Out with the Old, In with the New

The writing is on the wall for the public markets. The forward returns investors should expect from investing in publicly traded securities will be — to put it generously — below recent trend lines. Same is true for later stage Private Equity, and if the performance of the recent ‘Unicorn’ IPOs are an indication, later stage venture capital as well.

As a result, the big firms are exploring alternatives strategies beyond their core business — even going down market to do it.

Morgan Stanley going down market and buying ETrade, Franklin consolidating assets and buying Legg Mason, and don’t forget Goldman becoming a bank and now offering consumer products.

All this while the interests in ESG & Impact investing is accelerating among the wealthiest families in the world.

What’s Next

The greatest opportunity to capture excess risk-adjusted returns is always in those markets that are the least efficient. The least over bought.

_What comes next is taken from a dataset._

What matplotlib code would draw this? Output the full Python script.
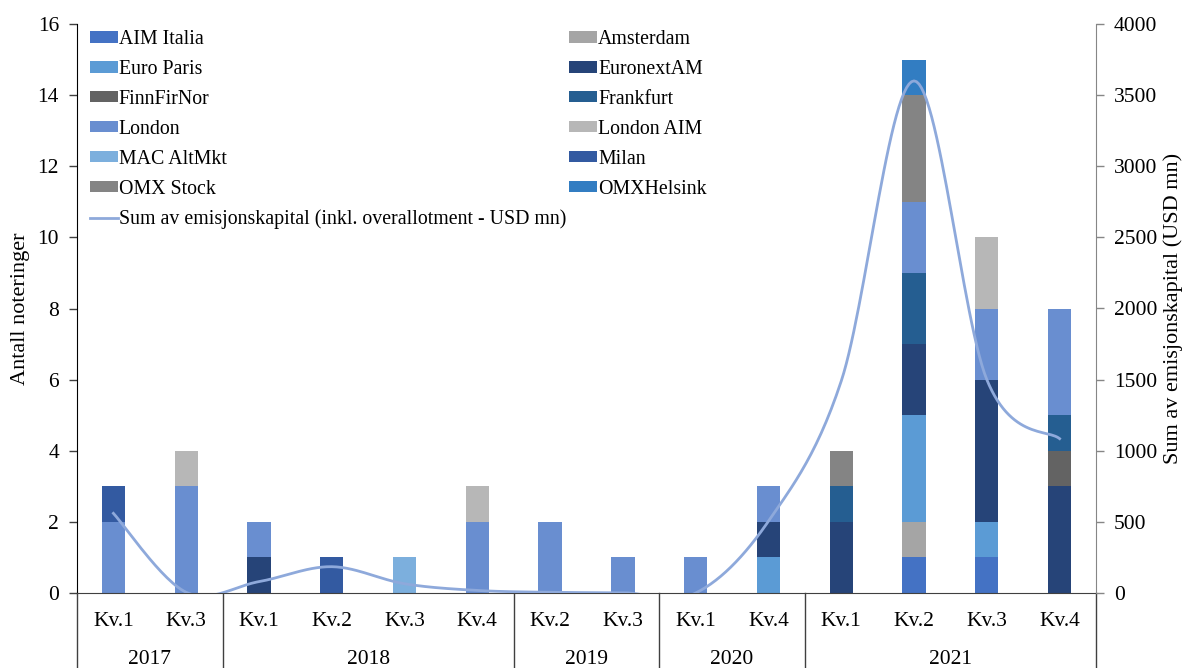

Today, that is in early stage venture, likely outside of the 4 most active venture markets; Silicon Valley, Boston, NYC & LA.

So the question is less about ‘what’s next’, or even ‘where’. It is more about ‘how’ — how can the $Ts that cares about how they make money, actually deploy that capital with rigor, and capture alpha, particularly in the venture asset class?

Need for Venture 2.0

As Prof. Tom Nicholas of Harvard Business School commented in his book ‘VC An American History’,

The fact that partners’ talent matters most is an important finding, and is consistent with the fact that the VC industry has been remarkably devoid of organizational innovation (emphasis provided) since Draper Gaither and Anderson was founded as a limited partnership in 1959.” pg 311

It’s also striking when you look at this Crunchbase infographic that covers where capital is flowing in the FinTech space. There is nothing referencing the venture industry itself having any investment in innovation.

What’s Next — Institutional Rigor & Impact

For a peak, take a look at ‘Venture 2.0’ and drill down on the linked research. Or take a look at the white papers in Institutional Investors Journal of Private Equity addressing what’s next — at least in the venture asset class.

As one of our Board Members/investors said, who himself ran and sold a FinTech research tool to Credit Suisse for $100M: ‘This is how investors can, should, and will invest in the venture asset class’.

The future is here, capital will flow where it is treated best, and ESG/Impact has to be part of the total return.

As Albert Einstein so famously said:

‘We cannot solve our problems with the same thinking we used when we created them.’